Le Premier ministre et le président du CD&V, Wouter Beke, resteraient incontournables au fédéral en 2019. Mais peut-être sans la N-VA... © Bart Dewaele/id photo agency

Et si la Belgique basculait en 2019? Exit une N-VA trop populiste?

Olivier Mouton
Olivier Mouton Journaliste

Une nouvelle page politique pourrait s’ouvrir au lendemain du scrutin régional et fédéral de mai prochain. Exit une N-VA devenue trop populiste ? Ecolo-Groen en faiseurs de rois ? Retour du PS ? MR et CD&V incontournables ? Ceci n’est peut-être pas une fiction dans notre complexe royaume.

Quelque chose est en train de basculer sur la scène politique belge. Le scrutin communal et provincial a enclenché une dynamique nouvelle. Qui laisse augurer de la possibilité d’un virage majeur, à l’issue des élections du 26 mai 2019. Tout dépendra, bien sûr, du résultat des urnes ce soir-là. Mais les déclarations des uns et des autres depuis le 14 octobre, les angoisses et tensions au sein de la suédoise, le rôle pivot que veulent s’octroyer les écologistes, le revanchisme de la gauche francophone et la fébrilité de la N-VA semblent de nature à rebattre les cartes.

 » Au vu des simulations que nous avons faites au départ des résultats d’octobre (voir infographies plus bas), la suédoise aurait besoin d’un partenaire supplémentaire en vue d’une éventuelle reconduction « , constate Jean Faniel, directeur du Centre de recherche et d’information socio- politiques (Crisp). L’apport le plus vraisemblable serait celui du CDH, mais on connaît la réticence de son président, Benoît Lutgen, à gouverner avec la N-VA. L’Open VLD serait en outre indispensable, ce qui n’était pas le cas en 2014. L’hypothèse d’une suédoise II a peut-être du plomb dans l’aile.  » Ce qui frappe, au-delà de ce constat, c’est la multitude d’alternatives possibles « , précise le politologue. De quoi donner du grain à moudre au désir de revanche exprimé par le PS dont le président, Elio Di Rupo, n’a jamais avalé la pilule de son éviction, en octobre 2014, et des politiques  » antisociales  » menées depuis.  » L’objectif doit être de dégager la N-VA du fédéral en 2019 « , tonnait, le 19 novembre, dans LeSoir Ahmed Laaouej, chef de groupe socialiste à la Chambre. Un avertissement. Un appel à une alternative progressiste. Et une volonté de polariser la campagne qui n’est pas sans déplaire… à la N-VA : l’interview a significativement été retweetée par Theo Francken. Pourtant, le parti nationaliste flamand pourrait vivre des moments difficiles.

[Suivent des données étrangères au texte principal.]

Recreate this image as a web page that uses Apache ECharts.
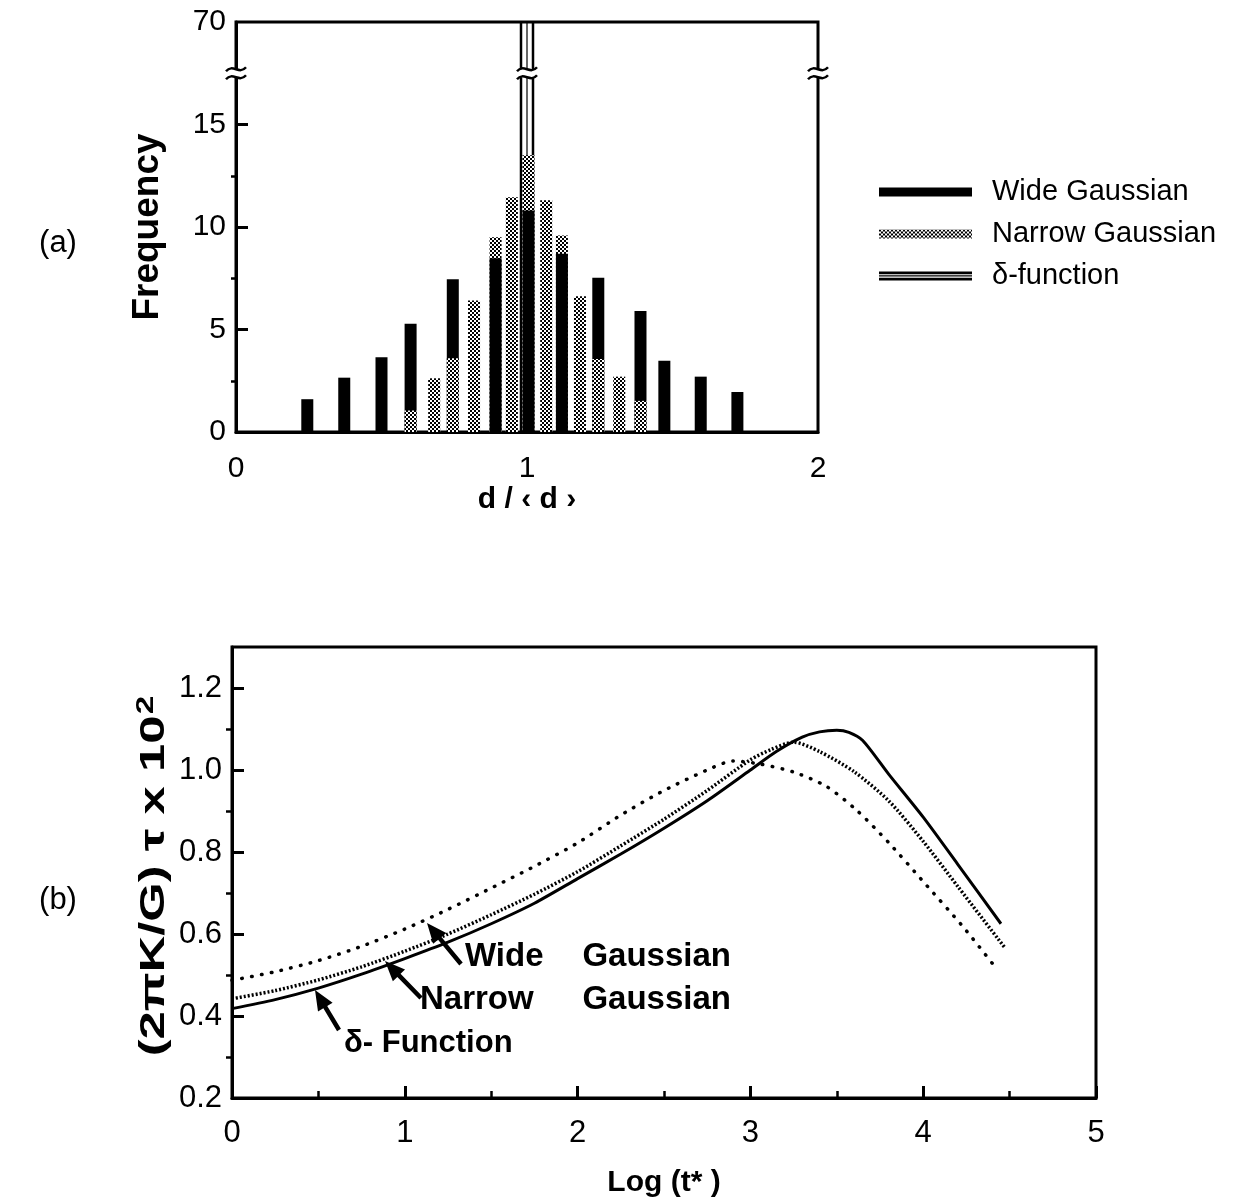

« La N-VA peut perdre une élection »

Chez les libéraux francophones, le malaise est palpable depuis le tassement inattendu en Wallonie et le recul prononcé à Bruxelles, aux communales d’octobre.  » C’est comme si nous étions de retour en 2014 « , grince-t-on au MR. Où on a le sentiment de devoir tout reprendre à zéro alors que, jusqu’ici, le renouvellement de la suédoise au fédéral était le souhait exprimé par tous les ténors, y compris le président Olivier Chastel. Bien sûr, le MR continue de dénoncer la partialité de la presse, des syndicats et des associations du côté francophone, accusées de caricaturer la coalition. Mais Richard Miller, député et patron du Centre Jean Gol, exprime désormais l’exaspération du parti à l’égard de la N-VA et de Theo Francken, écarté du podium sur RTL-TVI en raison de son arrogance dans le dossier du Pacte de l’ONU sur les migrations.  » Le MR ne suit pas la N-VA comme un petit chien « , peste-t-il. Tout en saluant Elio Di Rupo, qui a reconduit la majorité PS-MR à la province du Hainaut. Un signe ?

Le MR cherche à se démarquer des nationalistes flamands, accusés de manquer de respect à Charles Michel.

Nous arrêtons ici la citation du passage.